Pubblicità

“U pisci friscu da Licata”, un recente libro pubblicato dell’autore Vincenzo Scuderi, o meglio, “Il Pesce fresco di Licata – Farsa tipica siciliana.
Trattasi di una divertente storia di tradimenti e “forse” d’amore, tutta siciliana, naturalmente condita con una messa in scena beffarda, ironica che si svolge nell’allora mercato del pesce.
Inizialmente si contrappongono due cosiddette “comari” che si vogliono talmente bene e sono così legate da quell’amicizia, nata, vissuta e “pasciuta” in quel cortile, da riuscire a spettegolarsi con sottile, umoristica, indelicata arte ironica, quella burlesca della farsa isolana che colpisce e vuol colpire tutti e nello stesso tempo mai nessuno.
Come voler avvertire: “iu nenti dissi, fusti tu a mala pinsanti”.
Insomma, proprio una sceneggiata plateale tra due coppie di esibizionisti che fa uso, logicamente, dei tanto adoperati e fondamentali “doppi sensi”.
Poi, gli imprescindibili, amati sottintesi grotteschi, immancabili nei litigi di cortile.
A ciò si aggiunge un metodo comunicativo siciliano mimico, gestuale, espressivo, unico al mondo che le donne isolane utilizzano pur senza mai offendersi direttamente, perché così vuole, impone, l’intrigo grottesco quando intende colpire l’avversaria che ha osato rubare il marito.

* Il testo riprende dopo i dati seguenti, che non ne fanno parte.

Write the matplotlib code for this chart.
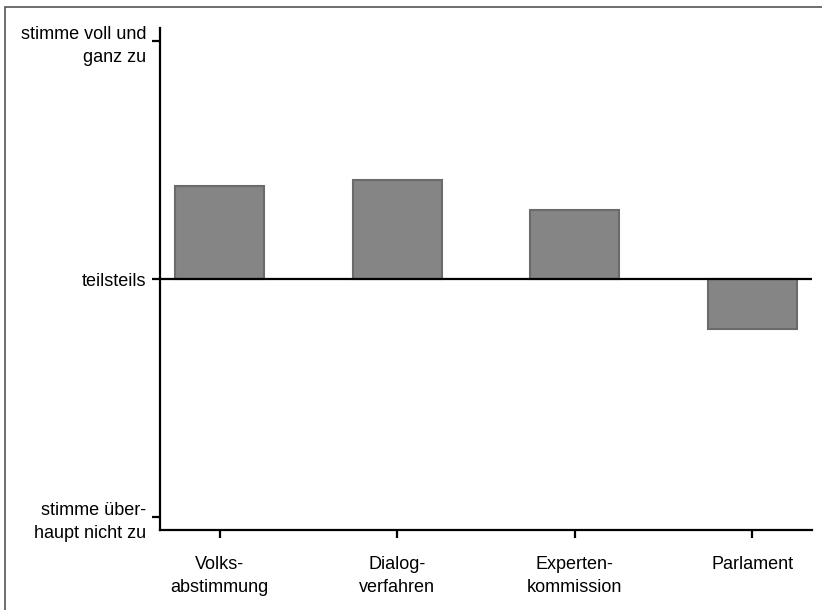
import matplotlib
matplotlib.use("Agg")
import matplotlib.pyplot as plt
from matplotlib.patches import Rectangle

plt.rcParams['font.family'] = ['Liberation Sans', 'DejaVu Sans']

# === Data ===
categories = ['Volks-\nabstimmung', 'Dialog-\nverfahren', 'Experten-\nkommission', 'Parlament']
means = [3.78, 3.83, 3.58, 2.58]
midpoint = 3
y_ticks = [1, 3, 5]
y_labels = ['stimme über-\nhaupt nicht zu', 'teilsteils', 'stimme voll und\nganz zu']

fig = plt.figure(figsize=(8.22, 6.10), dpi=100)
ax = fig.add_axes([160 / 822, (610 - 530) / 610, (812 - 160) / 822, (530 - 28) / 610])

x = list(range(len(categories)))
heights = [m - midpoint for m in means]
ax.bar(x, heights, bottom=midpoint, width=0.5, color='#858585',
       edgecolor='#6b6b6b', linewidth=1.5, zorder=2)
ax.axhline(midpoint, color='black', linewidth=1.6, zorder=3)

ax.set_xlim(-0.335, 3.335)
ax.set_ylim(0.89, 5.11)
ax.set_xticks(x)
ax.set_xticklabels(categories, fontsize=13, linespacing=1.45)
ax.set_yticks(y_ticks)
ax.set_yticklabels(y_labels, fontsize=13, ha='right', linespacing=1.45)

for side in ['top', 'right']:
    ax.spines[side].set_visible(False)
for side in ['left', 'bottom']:
    ax.spines[side].set_linewidth(1.6)
ax.tick_params(axis='both', direction='out', length=6, width=1.6, color='black')
ax.tick_params(axis='x', pad=13)
ax.tick_params(axis='y', pad=4)

# frame of the original screenshot (only left and top edges visible)
fig.patches.append(Rectangle((4.5 / 822, -0.1), 1.2, (610 - 6.5) / 610 + 0.1,
                             transform=fig.transFigure, fill=False,
                             edgecolor='#555555', linewidth=1.2))

fig.savefig('out.png', dpi=100)
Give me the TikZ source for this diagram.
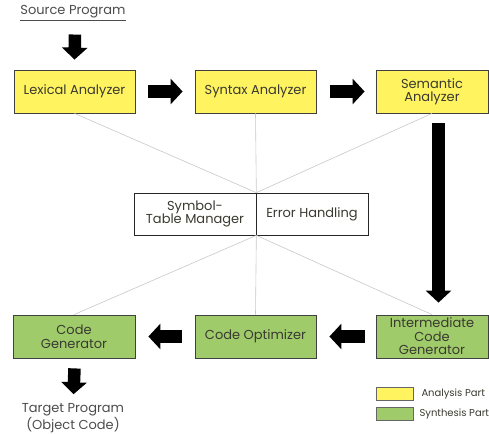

Certo che deve essere un linguaggio volutamente sibillino, vago, altrimenti che bello c’è!
Ne vale l’intelligenza, la sagacia, la furbizia dell’una o dell’altra comare che si ritiene superiore in scaltrezza in tutto e per tutto.
Naturalmente l’uso della terminologia dialettale colorita e colorata, superati certi limiti di decenza, spesso trascende, diventa pericoloso e offensivo al massimo grado di sottigliezza, un linguaggio che potrà “apparire”, anzi lo è, scurrile, proprio perché si vuole, si deve, colpire nel punto debole l’avversaria che ha avuto “la facchineria” d’aver rubato appunto il marito regolarmente, traditore, chiaramente e pubblicamente definito “quel cornuto”.
Si sa, basta mezza parola siciliana che da sola riesce a esprimere tutte le cattiverie e le vergogne di questo mondo, un semplice ammiccamento, un silenzio artificioso, una pausa calcolata, voluta; un’occhiata ad arte per intendersi e sottintendere la qualsiasi mala azione. E poi…
In caso di pericolo pubblico? Beh, si può sempre rimediare giacché il tutto si riduce e si traduce proprio in un “niente detto”, anzi… in un “niente di niente”.
Che il mondo sappia una volta per tutte che, talune donne sicule, non malignano mai.
Di fatti sono sempre pronte a giurare e spergiurare sulla “Beddamatri”, che dalla loro lingua mai è uscita una diffamazione, giacché quel che è riferito, è semplicemente perché “così si mormora e si dice”. Non ci credete?